Our next meeting on August 26 will feature Charles Eisenstein who will guide us through a "Gift Circle". We will meet at 7:00 pm at The Midtown Scholar, in the upstairs gallery.
A Gift Circle is this, as Charles expains:
Periodically, a group of people meet, sit in a circle, and each person takes a turn stating something he/she needs. Others can interject with "I've got one of those" or "I know someone who can do that," etc. After everyone has had their turn, you go around the circle again, this time stating something you want to give. It could be the gift of the use of something (borrowing tools), or a service (help fixing a car), or anything. Finally, you go around a third time expressing gratitude for something you received from the last time.
The intentions behind this are:
1. To build community. Community is woven from gift relationships, which is why community has so atrophied in an era when we pay for everything and get together only to consume things, or sit around talking about how much we agree with each other.
2. To bring less "stuff" into the wastestream. On my street, practically ever house has a complete set of power tools that gets used maybe 5 hours a year. Why produce new things, when there are so many things that are barely used?
3. To save money and reduce our reliance on the money economy.
4. To create and test-drive new modes of economic exchange that will allow us to thrive as the current system falls apart.
.........
coming together and sharing and gifting, building community.

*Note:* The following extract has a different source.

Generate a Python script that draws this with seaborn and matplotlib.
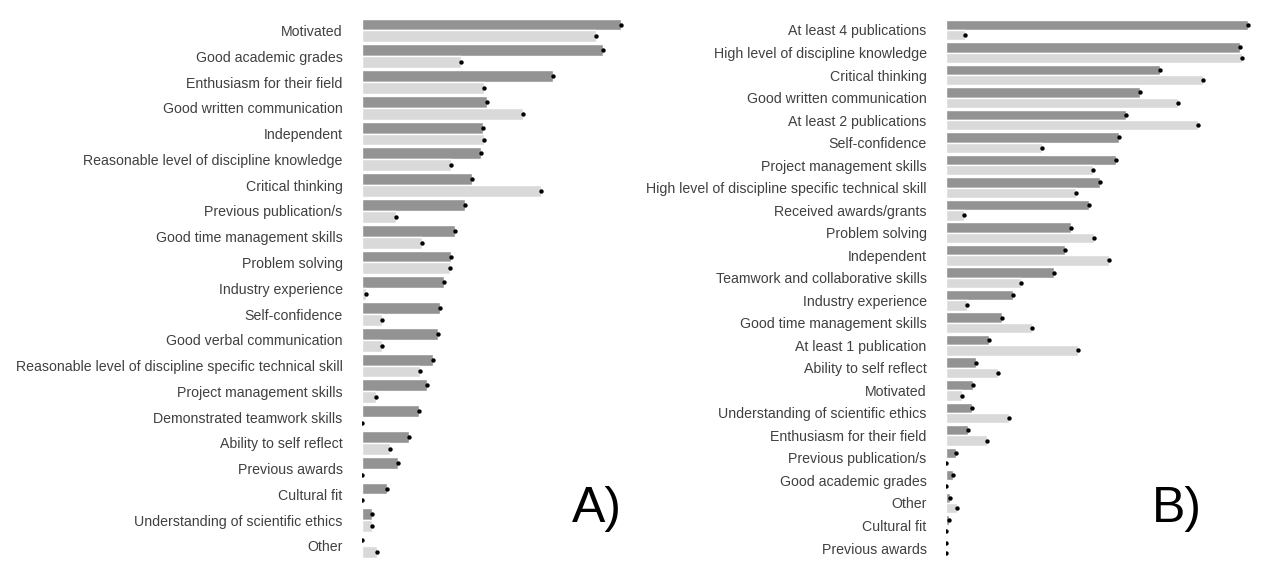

the gift is friendship and community.
round 1: what you need
round 2: what you have to offer
round 3: expressing gratitude
The idea of the gift circle is we come together to share our needs and services. People help each other out with our needs, and offer their services without expectation of getting anything in return. It’s a way of creating a gift economy (which is different than a trade, local currency, or money system).
People have been gifting each other massages, car mechanic help, graphic design services, bean soup, readings, babysitting, computer advice, clothes, veggies, editing, cleaning, places to stay, rides, help moving house, etc.